In the same eighth century, ashes were chosen as a mark of the beginning of Lent. The ritual for the "Day of Ashes" is found in the earliest editions of the Gregorian Sacramentary which dates to this period.

About 1000 AD, an Anglo-Saxon priest named Aelfric preached, "We read in the books both in the Old Law and in the New that the men who repented of their sins bestrewed themselves with ashes and clothed their bodies with sackcloth. Now let us do this little at the beginning of our Lent that we strew ashes upon our heads to signify that we ought to repent of our sins during the Lenten fast."

By the eleventh century the practice became firmly incorporated into the Roman Rite.

By the thirteenth century even the head of the Catholic church submitted to the discipline.

What Christian churches observe the tradition of Ashes?

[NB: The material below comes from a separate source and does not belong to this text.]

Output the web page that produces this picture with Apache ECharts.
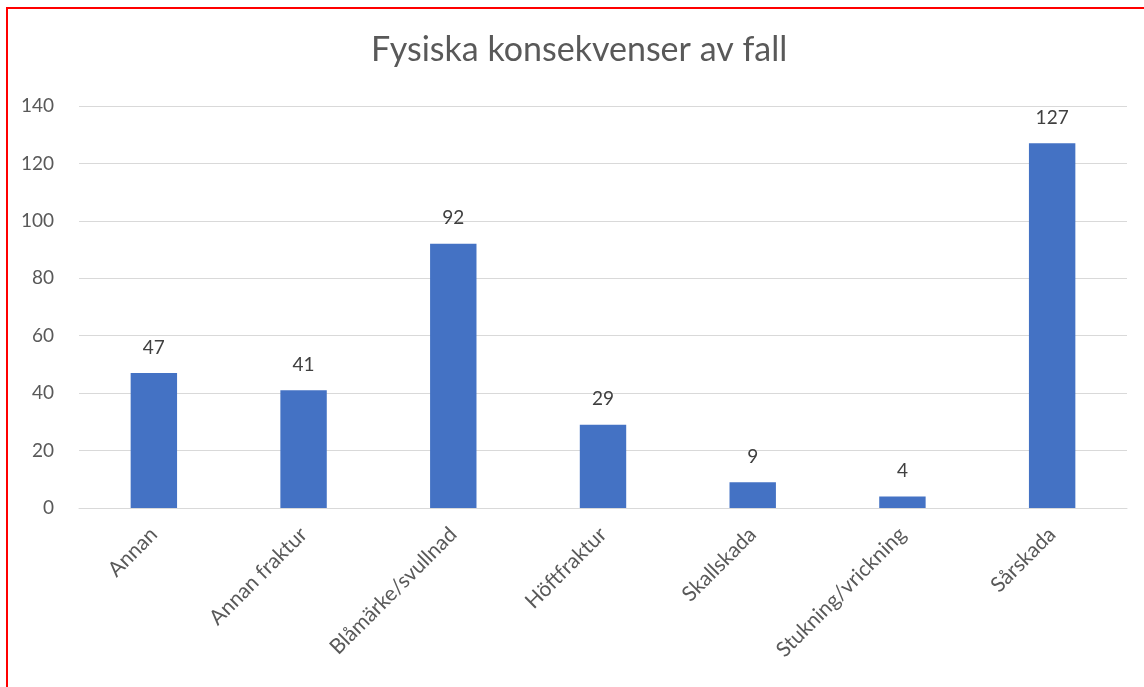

Today the Catholic church has been joined by the Episcopal as well as the Lutheran church in observing application of ashes on "Ash Wednesday." In the Lutheran church, use of ashes is still considered optional, i.e., one may attend the worship service and choose not to come forward for the imposition of ashes.

As our Pastors say about the cross of ashes on our foreheads " . . . it echoes our baptismal anointing when we were buried with Christ. The ash is a chilling reminder of our mortality, but because our death is now in Christ, our endings are beginnings. The Lenten disciplines of acts of kindness, prayer, and fasting are tools of discipleship that can lead us to renewal as we bury all that is holding us back from being truly alive."

Despite what appears to be a heavy and even morbid day ("Earth to earth, ashes to ashes, dust to dust."), Ash Wednesday — the beginning of Lent — is an invitation to a journey of joy that will lead to the new life and the sure knowledge of the Resurrection of our Lord on Easter.